I figured it would ignore missing address lines and tie them to 0? I’ll check that.
I’ll also check if I can fix the mismatch somehow. I doubt it though, even though the BMG shows that it has 2048 words the incoming address is still 32 bits.
If I set the bram size to 4096 (the lowest value that Adress Editor allows) the address width changes (to bram_addr_a[11:0]), and the BMG then shows a write depth of 1024. The BMG address still shows 32 bit though. Would that be my problem here?
For N<32 to 32bit addressing, I will suggest to see how the warning message show the mapping is made.
While I am referring to the “Address Editor”.
If your address is set to 1K for example, but the BRAM itself is over 1K then there must be alignment issue.

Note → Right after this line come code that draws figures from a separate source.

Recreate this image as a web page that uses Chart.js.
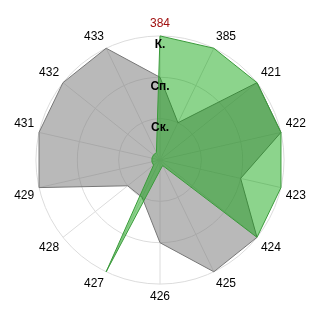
<!DOCTYPE html>
<html><head><meta charset="utf-8">
<script src="https://cdn.jsdelivr.net/npm/chart.js@4/dist/chart.umd.min.js"></script>
<style>html,body{margin:0;padding:0;background:#fff}#wrap{width:320px;height:320px}</style>
</head><body><div id="wrap"><canvas id="c" width="320" height="320"></canvas></div>
<script>
const categories = ['384','385','421','422','423','424','425','426','427','428','429','431','432','433'];
const greenValues = [3,3,3,3,3,3,0.15,0.25,3,0.2,0.2,0.2,0.2,0.2];
const grayValues = [2,1,3,3,2,3,3,2,1,1,3,3,3,3];
const tickLabels = ['', 'Ск.', 'Сп.', 'К.'];

Chart.defaults.font.family = "'Liberation Sans', Arial, sans-serif";
new Chart(document.getElementById('c'), {
  type: 'radar',
  data: {
    labels: categories,
    datasets: [
      {data: greenValues, backgroundColor: 'rgba(0,160,0,0.45)', borderColor: '#3a9a3a', borderWidth: 1, pointRadius: 0, fill: true},
      {data: grayValues, backgroundColor: 'rgba(128,128,128,0.55)', borderColor: '#777777', borderWidth: 1, pointRadius: 0, fill: true}
    ]
  },
  options: {
    responsive: false,
    animation: false,
    devicePixelRatio: 1,
    layout: {padding: 14},
    elements: {line: {tension: 0}},
    plugins: {legend: {display: false}, tooltip: {enabled: false}},
    scales: {
      r: {
        min: 0, max: 3,
        ticks: {
          stepSize: 1,
          z: 1,
          color: '#000',
          showLabelBackdrop: false,
          backdropPadding: 0,
          font: {size: 12, weight: 'bold', lineHeight: 0.75},
          callback: (v) => ['', tickLabels[v] || '']
        },
        grid: {circular: true, color: '#dcdcdc'},
        angleLines: {color: '#dcdcdc'},
        pointLabels: {
          padding: -1,
          font: {size: 12},
          color: (ctx) => ctx.index === 0 ? '#a01010' : '#000'
        }
      }
    }
  }
});
</script></body></html>
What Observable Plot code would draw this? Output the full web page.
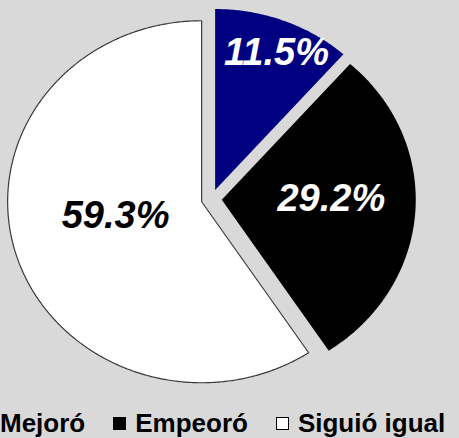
<!DOCTYPE html>
<html><head><meta charset="utf-8">
<script src="https://cdn.jsdelivr.net/npm/d3@7"></script>
<script src="https://cdn.jsdelivr.net/npm/@observablehq/plot@0.6"></script>
<style>
html,body{margin:0;padding:0;background:#d9d9d9;overflow:hidden;width:459px;height:438px}
#chart svg{display:block;background:#d9d9d9}
#legend{display:flex;align-items:center;height:38px;box-sizing:border-box;padding-top:9px;margin-left:-22px;font:bold 26px "Liberation Sans",Arial,sans-serif;color:#000;white-space:nowrap}
.item{display:flex;align-items:center;margin-right:28px}
.sw{width:13px;height:13px;box-sizing:border-box;margin-right:9px;flex:none}
</style></head><body>
<div id="chart"></div><div id="legend"></div>
<script>
// ---- data ----
const categories = ["Mejoró", "Empeoró", "Siguió igual"];
const values = [11.5, 29.2, 59.3];
const labels = ["11.5%", "29.2%", "59.3%"];
const colors = ["#000080", "#000000", "#ffffff"];
const labelColors = ["#ffffff", "#ffffff", "#000000"];

// ---- layout ----
const explode = 0.053;                       // slice offset (unit radius)
const labelPlace = [[22.6, 0.823], [89.3, 0.565], [260.3, 0.45]]; // [angle deg, radius] from slice centre
const rad = d => d * Math.PI / 180;

const total = d3.sum(values);
let acc = 0;
const slices = categories.map((c, i) => {
  const a0 = acc / total * 360; acc += values[i];
  const a1 = acc / total * 360;
  const mid = (a0 + a1) / 2;
  return {c, i, a0, a1, ox: explode * Math.sin(rad(mid)), oy: explode * Math.cos(rad(mid))};
});

const pts = [];
for (const s of slices) {
  pts.push({c: s.c, x: s.ox, y: s.oy});
  const n = Math.ceil((s.a1 - s.a0) / 0.5);
  for (let k = 0; k <= n; k++) {
    const a = rad(s.a0 + (s.a1 - s.a0) * k / n);
    pts.push({c: s.c, x: s.ox + Math.sin(a), y: s.oy + Math.cos(a)});
  }
  pts.push({c: s.c, x: s.ox, y: s.oy});
}

const labelData = slices.map(s => {
  const [ang, r] = labelPlace[s.i];
  return {c: s.c, t: labels[s.i], col: labelColors[s.i], x: s.ox + r * Math.sin(rad(ang)), y: s.oy + r * Math.cos(rad(ang))};
});

const W = 459, H = 400;
const plot = Plot.plot({
  width: W, height: H,
  margin: 0,
  style: {background: "#d9d9d9"},
  x: {axis: null, domain: [-1.0876, 1.2784], range: [0, W]},
  y: {axis: null, domain: [-1.1133, 1.0967], range: [H, 0]},
  color: {domain: categories, range: colors},
  marks: [
    Plot.line(pts, {x: "x", y: "y", z: "c", fill: "c", stroke: "none", curve: "linear"}),
    Plot.line(pts.filter(d => d.c === "Siguió igual"), {x: "x", y: "y", stroke: "#3a3a3a", strokeWidth: 1.2, curve: "linear"}),
    ...labelData.map(d => Plot.text([d], {x: "x", y: "y", text: "t", fill: d.col, fontSize: 38, fontWeight: "bold", fontStyle: "italic", fontFamily: "Liberation Sans, Arial, sans-serif"}))
  ]
});
document.getElementById("chart").appendChild(plot);

const legend = document.getElementById("legend");
categories.forEach((c, i) => {
  const item = document.createElement("div"); item.className = "item";
  const sw = document.createElement("div"); sw.className = "sw";
  sw.style.background = colors[i];
  sw.style.border = "1px solid #000";
  const t = document.createElement("span"); t.textContent = c;
  item.appendChild(sw); item.appendChild(t); legend.appendChild(item);
});
</script>
</body></html>
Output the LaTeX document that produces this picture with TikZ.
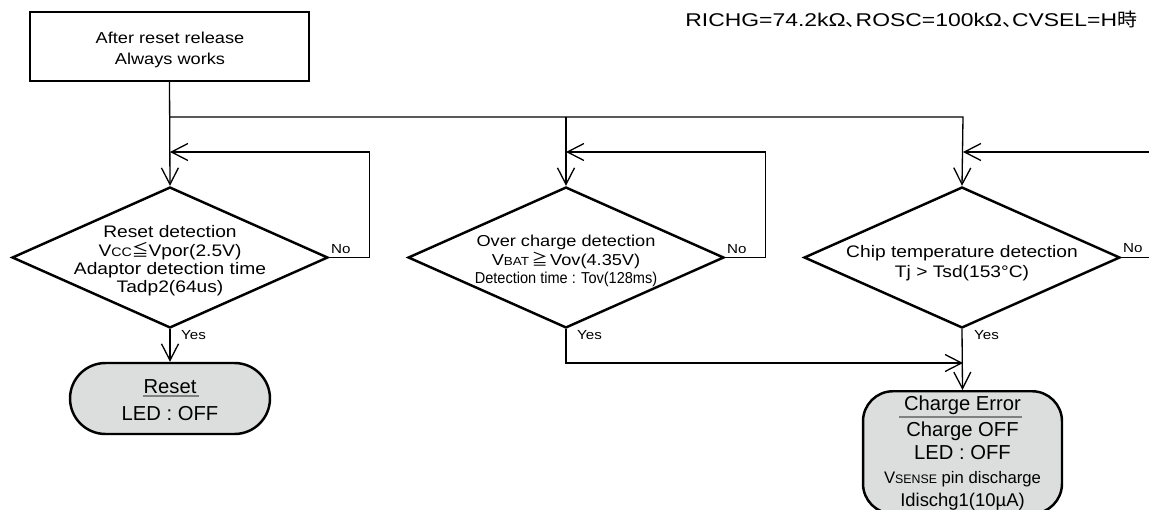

Meantime, I will highly suggest use simple ILA to snoop into the address A, B. Data A, B. And sure things are correctly transferring.
Another thing is that the BRAM itself might require 2 cycle if registered output or even 3 cycle both Address and Data are registered accordingly.
Check the Vivado log for any warning messages. I suspect your design may have been optimized away and that you may have net/pin unconnected /has no load warning messages.
You mentioned you tried different options. I think you need to connect the ENB to constant 1.
You can open the elaborated view of the design, then the synthezied view. Check that the BRAM is instantiated, and that you can see connections to the LED pins. (However, if the signals are being remove, I expect there will be a warning in the Vivado log).
You could try remove the AXI GPIO controller while you debug this, as this may make the design slightly more difficult to analyze.